Is there any good way to use Noble visits except as a last resort towards the end of the game? Or is this something that happens more often in games between players who more actively disrupt each other's primary strategies?

  • 3
    I on the other hand have seen very few, if any, games where the winner did not have at least 1 Noble. You're going to be getting well over 8 or 9 tiles before the game ends, just to have enough gems to afford the more expensive tiles. Perhaps there's some groupthink going on in both our groups; if everyone goes for Nobles, than the winner will always have Nobles.
    – GendoIkari
    Mar 3, 2016 at 19:38
  • Our little group has tended to focus on buying the developments for which we have the largest discounts- if you can chain several of these together it's sometimes feasible to win with as few as 6, e.g. 1-2-2-3-3-4. I suppose that approach requires commitment throughout the game and doesn't favour branching out to Nobles.
    – user3490
    Mar 4, 2016 at 10:15
  • Buying Level 2 and 3 developments without first buying Level 1 ones sounds unlikely to me. You must spend most turns picking up gem tokens? By the end of a game, my group would normally have at least 16 developments per person, and the winner would normally have two nobles. We tend to start with picking up tokens and buying Level 1, then in the later game we only pick up tokens every 3rd or 4th turn, and the points rack up very quickly that way.
    – AndyT
    Mar 4, 2016 at 10:37

1 Answer 1


Generally I'd look to go for Nobles in one of the following situations:

  1. There are 2 or more Nobles with matching colours. E.g. if there's a Noble that requires 4 green and 4 red, and also a Noble that requires 3 green, 3 red and 3 blue then it might be worth picking up the 11 cards (mostly from Level 1) required. If there's also a Noble that requires 4 green and 4 blue then that's 9 points for 12 cards which looks very attractive.
  2. There are Level 3 cards which match colours on a Noble. E.g. if there's a 4 point card that needs 3 red, 6 green and 3 blue and also a Noble that needs 4 green and 4 blue then I might go for the Noble and the 4-point card.
  3. In a 2-player game, there are only 4 tokens of each colour so it can be much harder to buy Level 3 cards. Nobles can be an easier option for 2-player games.
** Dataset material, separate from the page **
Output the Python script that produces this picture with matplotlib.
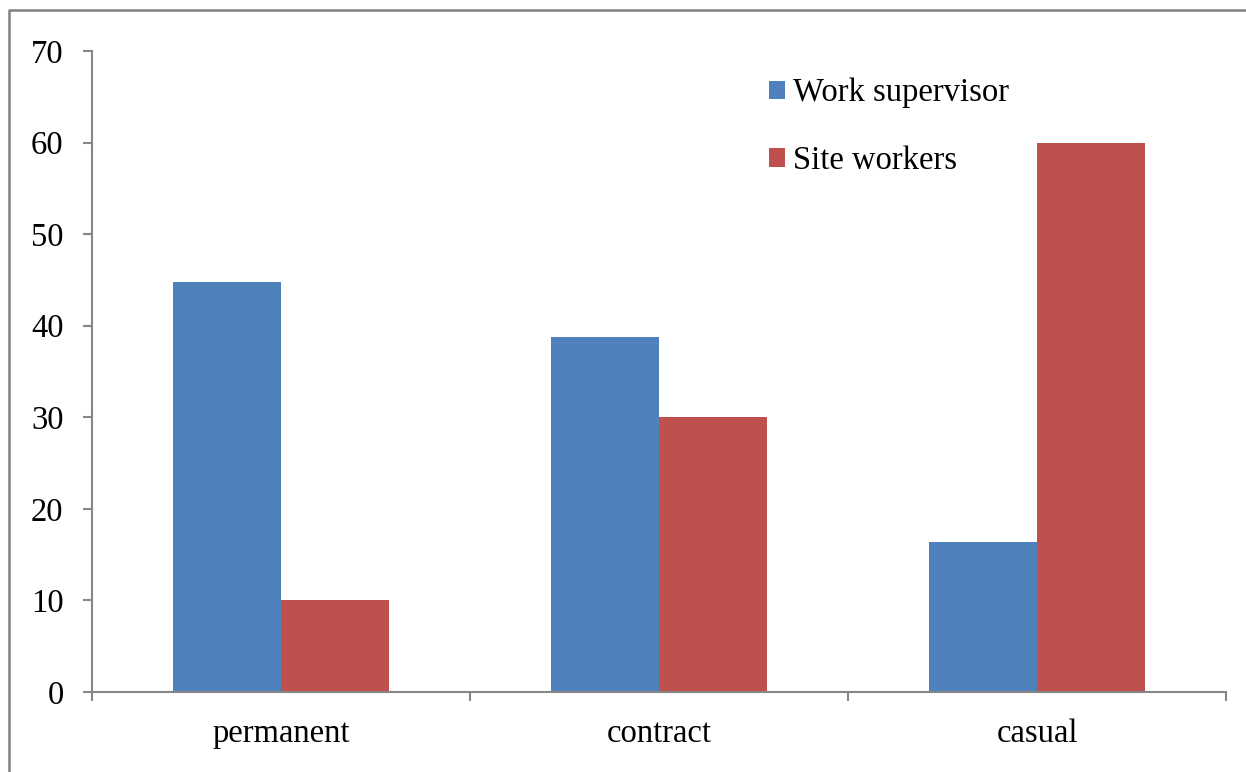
import matplotlib
matplotlib.use("Agg")
import matplotlib.pyplot as plt
from matplotlib.lines import Line2D
import numpy as np

categories = ["permanent", "contract", "casual"]
work_supervisor = [44.8, 38.8, 16.4]
site_workers = [10, 30, 60]
series_names = ["Work supervisor", "Site workers"]
y_ticks = [0, 10, 20, 30, 40, 50, 60, 70]

plt.rcParams["font.family"] = ["Liberation Serif", "DejaVu Serif"]

W, H = 1246, 772
fig = plt.figure(figsize=(W / 100, H / 100), dpi=100)
ax = fig.add_axes([92 / W, 1 - 692 / H, (1226 - 92) / W, (692 - 51) / H])

x = np.arange(len(categories))
bw = 108 / 378
ax.bar(x - bw / 2, work_supervisor, bw, color="#4F81BD", label=series_names[0], linewidth=0)
ax.bar(x + bw / 2, site_workers, bw, color="#C0504D", label=series_names[1], linewidth=0)

ax.set_xlim(-0.5, len(categories) - 0.5)
ax.set_ylim(0, 70)

grey = "#868686"
for s in ("top", "right"):
    ax.spines[s].set_visible(False)
for s in ("left", "bottom"):
    ax.spines[s].set_color(grey)
    ax.spines[s].set_linewidth(1.5)

ax.set_yticks(y_ticks)
ax.tick_params(axis="y", direction="out", length=6.5, width=1.5, color=grey,
               labelsize=23.5, pad=14)

ax.set_xticks(np.arange(-0.5, len(categories), 1.0))
ax.set_xticklabels([])
ax.tick_params(axis="x", which="major", direction="out", length=6.5, width=1.5, color=grey)
ax.set_xticks(x, minor=True)
ax.set_xticklabels(categories, minor=True)
ax.tick_params(axis="x", which="minor", length=0, labelsize=23.5, pad=19)

leg = ax.legend(loc="upper left", bbox_to_anchor=(769 / W, 1 - 78 / H),
                bbox_transform=fig.transFigure, frameon=False, fontsize=23.5,
                handlelength=0.5, handleheight=0.5, handletextpad=0.25,
                labelspacing=1.13, borderpad=0, borderaxespad=0)

# outer chart frame
fy = 1 - 10 / H
fx = 9 / W
fig.add_artist(Line2D([1.0, fx, fx], [fy, fy, 0.0], transform=fig.transFigure,
                      color="#808080", linewidth=1.8))

fig.savefig("out.png", dpi=100)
A few other thoughts and observations.

  • unlike cards, Nobles cannot be reserved. On level one there are 8 cards of each colour, so really the only way someone can stop you getting a Noble is if they claim it for themselves first.
  • it's possible to pick up a large number of Level 1 cards very quickly. Once you have a few cards you can pick up Level 1 cards for 1 or 2 tokens, or even for free.
  • buying a card costs a turn, a visit from a Noble does not. So you potentially save a turn which can be crucial.
  • if scores are tied at the end of the game, number of cards bought is used as a tie breaker. If you went for Nobles and the other player didn't then you'll almost certainly lose. This does happen occasionally, so it's worth bearing in mind.
  • Even in the most favorable conditions that @Tom77 lists, I have almost never seen a game where going for nobles is even close to competitive with a strategy of going for buying a few high-point value cards in "chaining" colors. I would argue that going for nobles is a bit of a trap.
    – qdread
    May 16, 2022 at 18:46

You must log in to answer this question.

Not the answer you're looking for? Browse other questions tagged .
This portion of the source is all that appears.